Requirements
From the listing that follows, output everything exactly except the pictures.

Available data
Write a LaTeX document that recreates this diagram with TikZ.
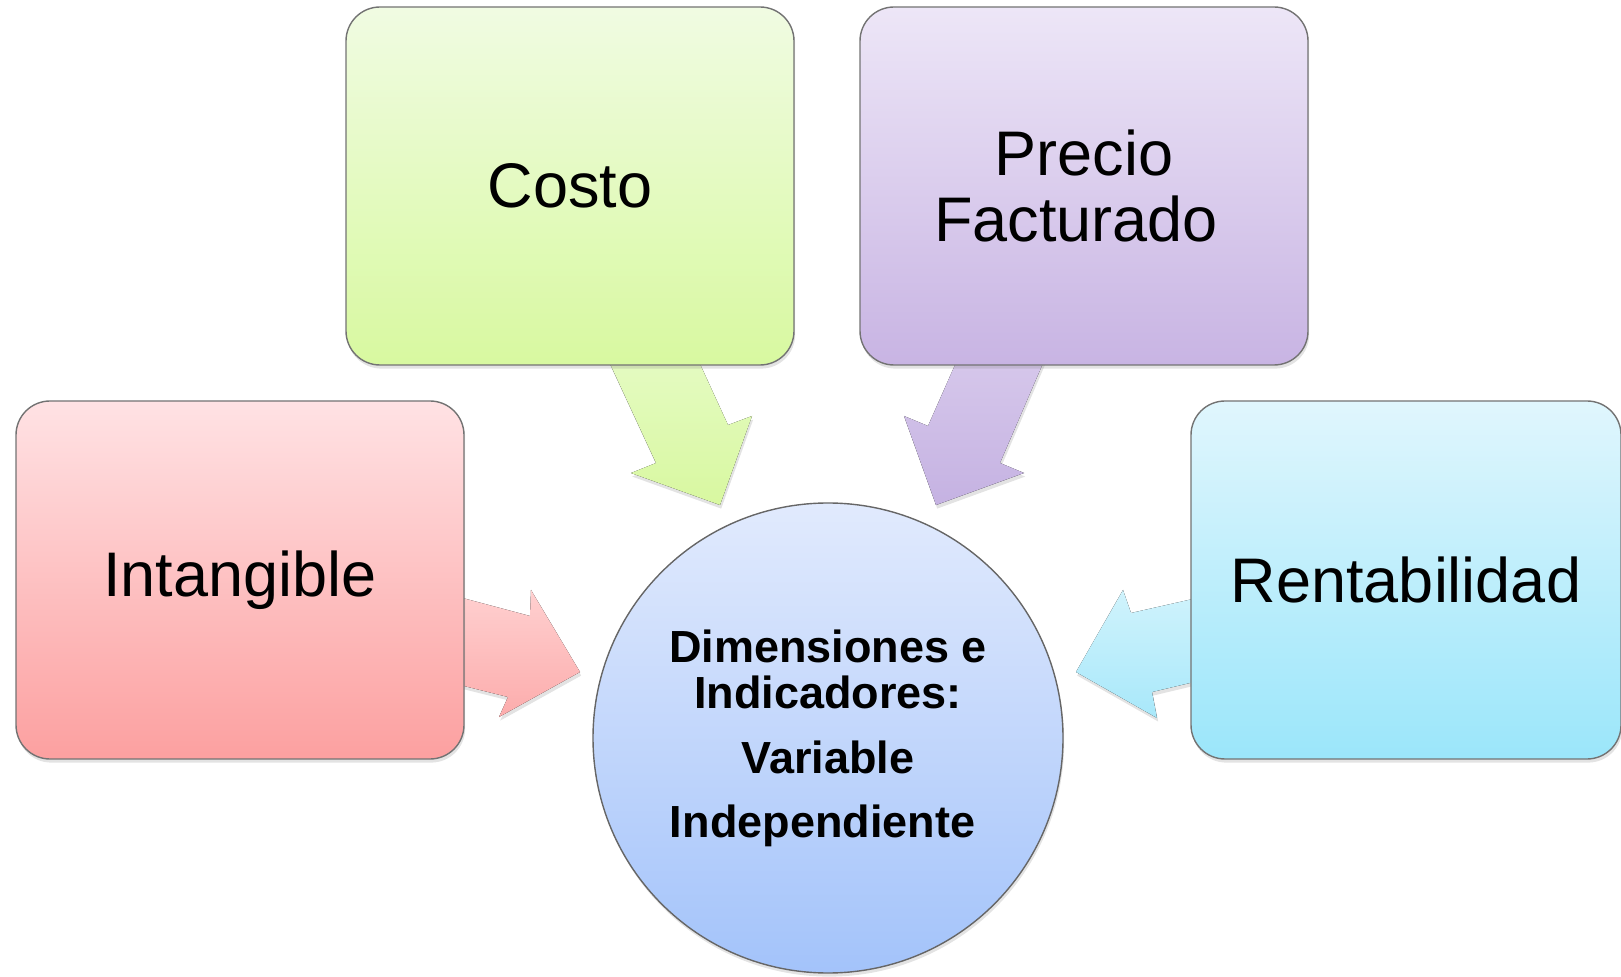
\documentclass[tikz,border=0pt]{standalone}
\usepackage{fontspec}
\setmainfont{Liberation Sans}
\usetikzlibrary{shadows}
\definecolor{gTop}{RGB}{240,251,226}
\definecolor{gBot}{RGB}{216,249,160}
\definecolor{pTop}{RGB}{237,230,247}
\definecolor{pBot}{RGB}{200,180,227}
\definecolor{rTop}{RGB}{255,226,228}
\definecolor{rBot}{RGB}{252,160,160}
\definecolor{cTop}{RGB}{224,246,253}
\definecolor{cBot}{RGB}{155,230,250}
\definecolor{bTop}{RGB}{225,234,253}
\definecolor{bBot}{RGB}{163,195,250}
\definecolor{gaTop}{RGB}{230,251,198}
\definecolor{gaBot}{RGB}{216,248,160}
\definecolor{paTop}{RGB}{216,202,236}
\definecolor{paBot}{RGB}{197,178,226}
\definecolor{raTop}{RGB}{255,208,208}
\definecolor{raBot}{RGB}{252,172,172}
\definecolor{caTop}{RGB}{208,243,252}
\definecolor{caBot}{RGB}{168,232,250}
\begin{document}
\begin{tikzpicture}[x=0.5pt,y=-0.5pt,
  shad/.style={drop shadow={shadow xshift=0.6pt, shadow yshift=-1.8pt, opacity=0.22}},
  box/.style={shad, draw=black!55, line width=0.7pt, rounded corners=17pt,
    minimum width=224pt, minimum height=179pt, inner sep=0pt, align=center,
    font=\fontsize{31.5}{33}\selectfont},
  hub/.style={shad, circle, draw=black!60, line width=0.7pt, minimum size=235pt,
    inner sep=0pt, align=center, top color=bTop, bottom color=bBot,
    font=\bfseries\fontsize{22.5}{23}\selectfont},
  blockarrow/.style={shad}
]
\useasboundingbox (0,0) rectangle (1621,977);

% arrows (drawn first, beneath the boxes)
\fill[blockarrow, top color=gaTop, bottom color=gaBot]
  (599,340) -- (689,340) -- (728,425) -- (752,416) -- (720,505)
  -- (631,473) -- (656,463) -- cycle;
\fill[blockarrow, top color=paTop, bottom color=paBot]
  (966,340) -- (1053,340) -- (1000,463) -- (1024,473) -- (936,505)
  -- (904,416) -- (928,426) -- cycle;
\fill[blockarrow, top color=raTop, bottom color=raBot]
  (440,592) -- (530,616) -- (531,590) -- (580,672) -- (499,717)
  -- (508,697) -- (440,680) -- cycle;
\fill[blockarrow, top color=caTop, bottom color=caBot]
  (1215,594) -- (1131,613) -- (1123,590) -- (1076,672) -- (1157,718)
  -- (1152,692) -- (1215,677) -- cycle;

% boxes
\node[box, top color=gTop, bottom color=gBot] (costo) at (570,186) {Costo};
\node[box, top color=pTop, bottom color=pBot] (precio) at (1084,186) {Precio\\Facturado\hspace*{8pt}};
\node[box, top color=rTop, bottom color=rBot] (intang) at (240,580) {Intangible};
\node[box, minimum width=215pt, top color=cTop, bottom color=cBot] (rentab) at (1406,580) {Rentabilidad};

% hub
\node[hub] (hub) at (828,738) {Dimensiones e\\Indicadores:\\[9.5pt]Variable\\[9pt]Independiente\hspace*{5.5pt}};
\end{tikzpicture}
\end{document}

Complete response
Write a LaTeX document that recreates this diagram with TikZ.
\documentclass[tikz,border=0pt]{standalone}
\usepackage{fontspec}
\setmainfont{Liberation Sans}
\usetikzlibrary{shadows}
\definecolor{gTop}{RGB}{240,251,226}
\definecolor{gBot}{RGB}{216,249,160}
\definecolor{pTop}{RGB}{237,230,247}
\definecolor{pBot}{RGB}{200,180,227}
\definecolor{rTop}{RGB}{255,226,228}
\definecolor{rBot}{RGB}{252,160,160}
\definecolor{cTop}{RGB}{224,246,253}
\definecolor{cBot}{RGB}{155,230,250}
\definecolor{bTop}{RGB}{225,234,253}
\definecolor{bBot}{RGB}{163,195,250}
\definecolor{gaTop}{RGB}{230,251,198}
\definecolor{gaBot}{RGB}{216,248,160}
\definecolor{paTop}{RGB}{216,202,236}
\definecolor{paBot}{RGB}{197,178,226}
\definecolor{raTop}{RGB}{255,208,208}
\definecolor{raBot}{RGB}{252,172,172}
\definecolor{caTop}{RGB}{208,243,252}
\definecolor{caBot}{RGB}{168,232,250}
\begin{document}
\begin{tikzpicture}[x=0.5pt,y=-0.5pt,
  shad/.style={drop shadow={shadow xshift=0.6pt, shadow yshift=-1.8pt, opacity=0.22}},
  box/.style={shad, draw=black!55, line width=0.7pt, rounded corners=17pt,
    minimum width=224pt, minimum height=179pt, inner sep=0pt, align=center,
    font=\fontsize{31.5}{33}\selectfont},
  hub/.style={shad, circle, draw=black!60, line width=0.7pt, minimum size=235pt,
    inner sep=0pt, align=center, top color=bTop, bottom color=bBot,
    font=\bfseries\fontsize{22.5}{23}\selectfont},
  blockarrow/.style={shad}
]
\useasboundingbox (0,0) rectangle (1621,977);

% arrows (drawn first, beneath the boxes)
\fill[blockarrow, top color=gaTop, bottom color=gaBot]
  (599,340) -- (689,340) -- (728,425) -- (752,416) -- (720,505)
  -- (631,473) -- (656,463) -- cycle;
\fill[blockarrow, top color=paTop, bottom color=paBot]
  (966,340) -- (1053,340) -- (1000,463) -- (1024,473) -- (936,505)
  -- (904,416) -- (928,426) -- cycle;
\fill[blockarrow, top color=raTop, bottom color=raBot]
  (440,592) -- (530,616) -- (531,590) -- (580,672) -- (499,717)
  -- (508,697) -- (440,680) -- cycle;
\fill[blockarrow, top color=caTop, bottom color=caBot]
  (1215,594) -- (1131,613) -- (1123,590) -- (1076,672) -- (1157,718)
  -- (1152,692) -- (1215,677) -- cycle;

% boxes
\node[box, top color=gTop, bottom color=gBot] (costo) at (570,186) {Costo};
\node[box, top color=pTop, bottom color=pBot] (precio) at (1084,186) {Precio\\Facturado\hspace*{8pt}};
\node[box, top color=rTop, bottom color=rBot] (intang) at (240,580) {Intangible};
\node[box, minimum width=215pt, top color=cTop, bottom color=cBot] (rentab) at (1406,580) {Rentabilidad};

% hub
\node[hub] (hub) at (828,738) {Dimensiones e\\Indicadores:\\[9.5pt]Variable\\[9pt]Independiente\hspace*{5.5pt}};
\end{tikzpicture}
\end{document}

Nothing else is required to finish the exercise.